Even so, the process of compliance will take years, perhaps a decade or more in some jurisdictions. For instance, the Swiss may have to vote them under the ancient cantonal system as well as through parliament. And, as president and finance minister Hans-Rudolf Merz points out, it will take a long time to renegotiate 70-plus bilateral double taxation treaties.

Nor is the OECD hell-bent on ripping up laws guaranteeing banking secrecy. After all, most countries have them and, as Gurria acknowledges, they provide important safeguards for the protection of confidential information about citizens' tax arrangements as well as expressly forbidding fishing expeditions.

And perhaps surprisingly, the OECD officially has nothing against low-tax or even zero-tax regimes. This is despite the accepted definition of a tax haven as a jurisdiction offering nominal or no tax.

For several years now, tax-advantageous jurisdictions including onshore and offshore financial centres have been happy enough to exchange information, particularly on companies. The OECD cites only three stone-walling tax jurisdictions including Monaco.

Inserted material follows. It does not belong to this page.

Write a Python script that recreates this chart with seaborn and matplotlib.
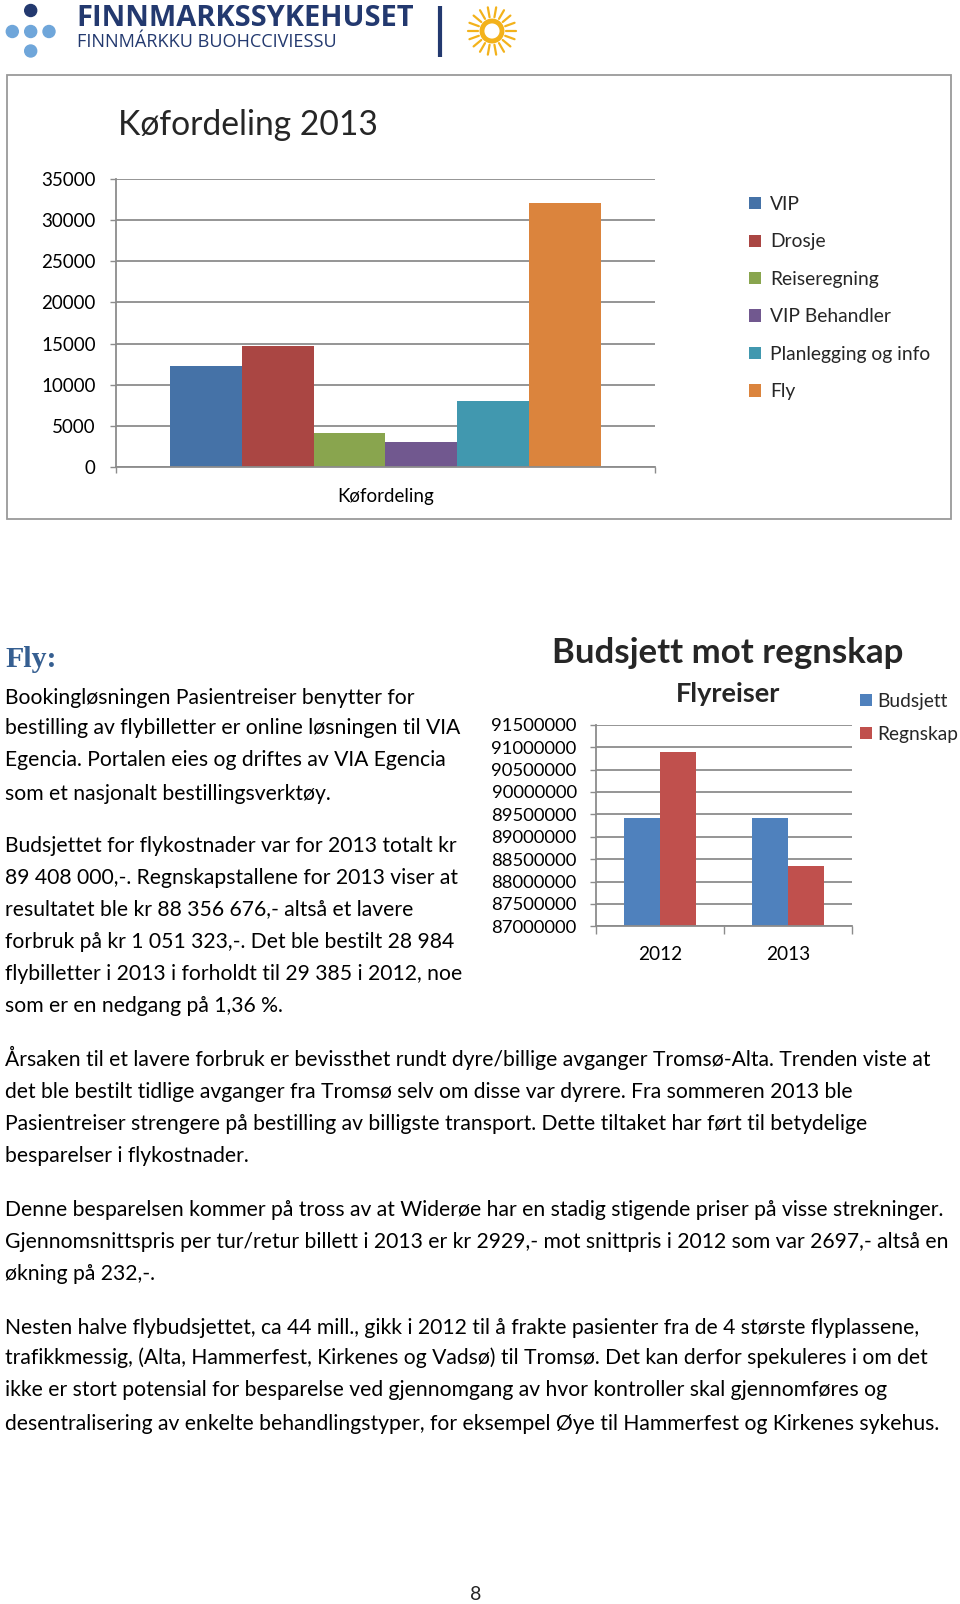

Then there's the 2005 EU Savings Directive, which closed a few loopholes. This law seeks information on the income from a variety of non-resident instruments including bank accounts and redemption of units from certain kinds of funds. Although many individuals avoided onerous levels of disclosure through various instruments such as portfolio bonds and several regimes including the Isle of Man, Jersey and Guernsey, Austria, Belgium and Luxembourg negotiated a withholding tax option instead, Switzerland and other countries complied willingly enough.

Indeed the Swiss government argues that the EU would get more lost tax revenue this way than through attacks on "bank secrecy".

Tax havens started as a bolt-hole to keep legitimate wealth out of the hands of burglar governments such as Nazi Germany. Then they came to provide a way to preserve the value of assets from incompetent governments such as several in Latin America. Today they operate more as tax-effective regimes than tax havens, for instance by protecting children from crippling inheritance imposts.

As long as they provide such services, their demise is unlikely.